Summers are much different in Australia than they are in Michigan. A hot day in Australia can reach up to 110 degrees while in Michigan it could go into 90s. Australia is surrounded by the ocean, and Michigan is nearly surrounded by lakes. Even football is different in the land down under.

In Australian football, the objective of the game is similar to the American brand, but most of the rules vary from what fans know in the U.S.

To advance the ball in Australian football, you have to punt and catch the ball, and to score you must punt the ball past the goal. In American football, you can run, pass and catch to advance the ball. There is also punting and place-kicking, plus kickoffs.
Sophmore punter Jay Karutz, a former punter in Australian football, is a part of the Eastern Michigan University football recruiting class of 2010.

“I love it,” Karutz said of his first season playing American football. “A new sport is good.”

In Australian football the field is oval-shaped and is bigger in width and length than an American football field. The tempo of the game is different as well.

Karutz has been in Michigan since May working on adjusting to the new game.

He said, “The transition was not too bad. It’s a different kind of punting; a lot less running.”

Karutz was recruited by Tom Barpe, EMU’s special-teams coach. Karutz attended the Under Armor Kohl’s Kicking Camp, where he finished as the 15th-best punter in the U.S. out of 300. This is where Karutz was first spotted as a talent for EMU.

Karutz attended high school at Holy Cross College, where he received the Archbishop of Sydney Award for student excellence awarding those who excelled academically as well as in the sports. He also received American equivalences to achieving all-state and all-conference in Australian football.

EMU’s season has been frustrating.
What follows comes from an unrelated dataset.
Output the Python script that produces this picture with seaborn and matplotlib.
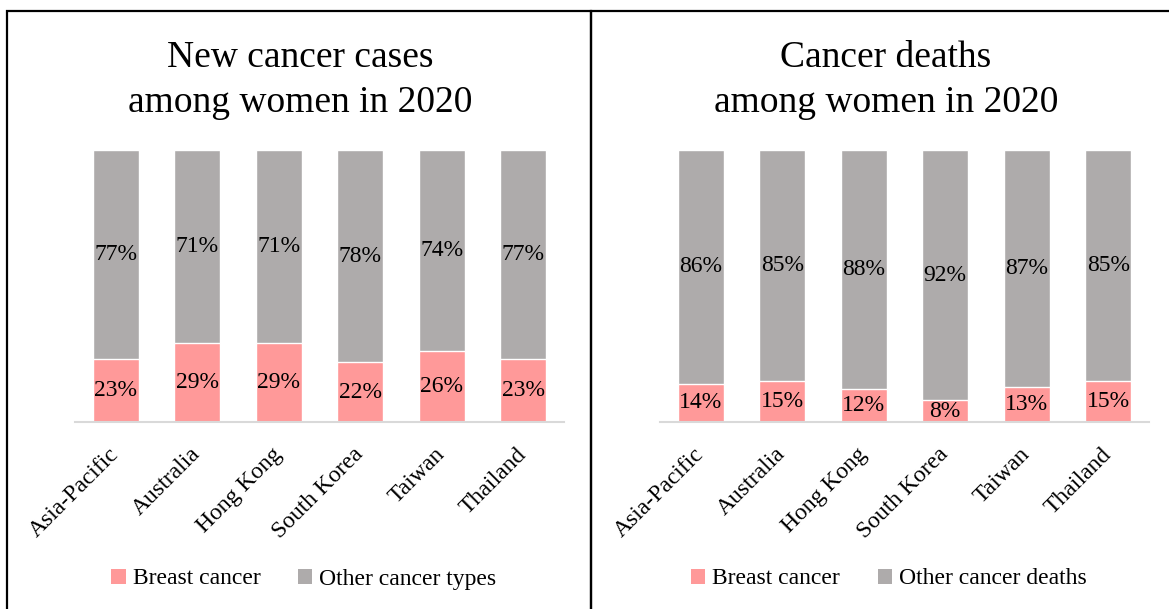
import matplotlib.pyplot as plt
import seaborn as sns
from matplotlib.patches import Patch, Rectangle

# data
countries = ['Asia-Pacific', 'Australia', 'Hong Kong', 'South Korea', 'Taiwan', 'Thailand']
cases_breast = [23, 29, 29, 22, 26, 23]
cases_other = [77, 71, 71, 78, 74, 77]
deaths_breast = [14, 15, 12, 8, 13, 15]
deaths_other = [86, 85, 88, 92, 87, 85]

pink = '#FF9999'
grey = '#AEABAB'

sns.set_style('white')
plt.rcParams['font.family'] = ['Liberation Serif', 'DejaVu Serif']
plt.rcParams['text.color'] = 'black'
plt.rcParams['xtick.color'] = 'black'

fig = plt.figure(figsize=(11.69, 6.09), dpi=100)

W, H = 1169, 609


def draw_panel(rect, breast, other, title, other_label, title_x, legend_x):
    ax = fig.add_axes(rect)
    total = [b + o for b, o in zip(breast, other)]
    # grey = full stack, pink drawn over the bottom part
    sns.barplot(x=countries, y=total, color=grey, saturation=1, width=0.57, ax=ax)
    sns.barplot(x=countries, y=breast, color=pink, saturation=1, width=0.57, ax=ax)
    ax.set_ylim(0, 100)
    ax.set_xlim(-0.5, 5.5)
    ax.set_yticks([])
    for s in ['top', 'right', 'left']:
        ax.spines[s].set_visible(False)
    ax.spines['bottom'].set_color('#D9D9D9')
    ax.spines['bottom'].set_linewidth(1.5)

    for i, (b, o) in enumerate(zip(breast, other)):
        ax.text(i, b / 2, f'{b}%', ha='center', va='center', fontsize=17, color='black')
        ax.text(i, b + o / 2, f'{o}%', ha='center', va='center', fontsize=17, color='black')

    ax.tick_params(axis='x', length=0, pad=21, labelsize=17, labelcolor='black')
    for lab in ax.get_xticklabels():
        lab.set_rotation(45)
        lab.set_ha('right')
        lab.set_va('center')
        lab.set_rotation_mode('anchor')

    fig.text(title_x / W, 1 - 80 / H, title, ha='center', va='center',
             fontsize=27, linespacing=1.4, multialignment='center', color='black')

    handles = [Patch(facecolor=pink, edgecolor='none', label='Breast cancer'),
               Patch(facecolor=grey, edgecolor='none', label=other_label)]
    fig.legend(handles=handles, loc='center', bbox_to_anchor=(legend_x / W, 1 - 579 / H),
               ncol=2, frameon=False, fontsize=17, handlelength=0.6, handleheight=0.6,
               handletextpad=0.3, columnspacing=1.6)
    return ax


ax_bottom = 1 - 422 / H
ax_h = (422 - 150) / H
draw_panel([75 / W, ax_bottom, 489 / W, ax_h], cases_breast, cases_other,
           'New cancer cases\namong women in 2020', 'Other cancer types', 300, 304)
draw_panel([660 / W, ax_bottom, 489 / W, ax_h], deaths_breast, deaths_other,
           'Cancer deaths\namong women in 2020', 'Other cancer deaths', 886, 889)

# panel borders
for x0, x1 in [(7, 591), (591, 1180)]:
    fig.add_artist(Rectangle((x0 / W, -0.05), (x1 - x0) / W, (H - 11) / H + 0.05,
                             transform=fig.transFigure, fill=False,
                             edgecolor='black', linewidth=1.6, clip_on=False))

fig.savefig('out.png', dpi=100)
The Eagles are 1-7 and 1-3 in Mid-American Conference going into Saturday’s 4 p.m. game against visiting Toledo. Karutz has done all the punting and is optimistic of the direction the program is headed.

“We want to win,” said Karutz, who has punted 43 times for an average of 40.4 yards. “This year we are still in development. Next year is when we will get some serious wins.”

For the rest of the season, Karutz thinks everyone needs to keep buying into the program.

“I have been having a great time here,” Karutz said. “I’ve made some great friends.They (EMU) gave me the opportunity to train at a high level while attending school. There is no Australian collegiate athletics. In essence this was a dream come true. Playing football and seeing how far my body could go is why I basically decided on coming here to EMU.”

Karutz said moving to the states is a big change.

“Everything is industrialized,” he said. “Everything is big, and a wide-open planning. In Australia, that’s the way the outer rim is, but in the center it’s more populated.”

Karutz said he misses the beach, sunshine and his family, which came to EMU to see Karutz play earlier in the season.
“This is a big change,” Karutz said. “But change is good.”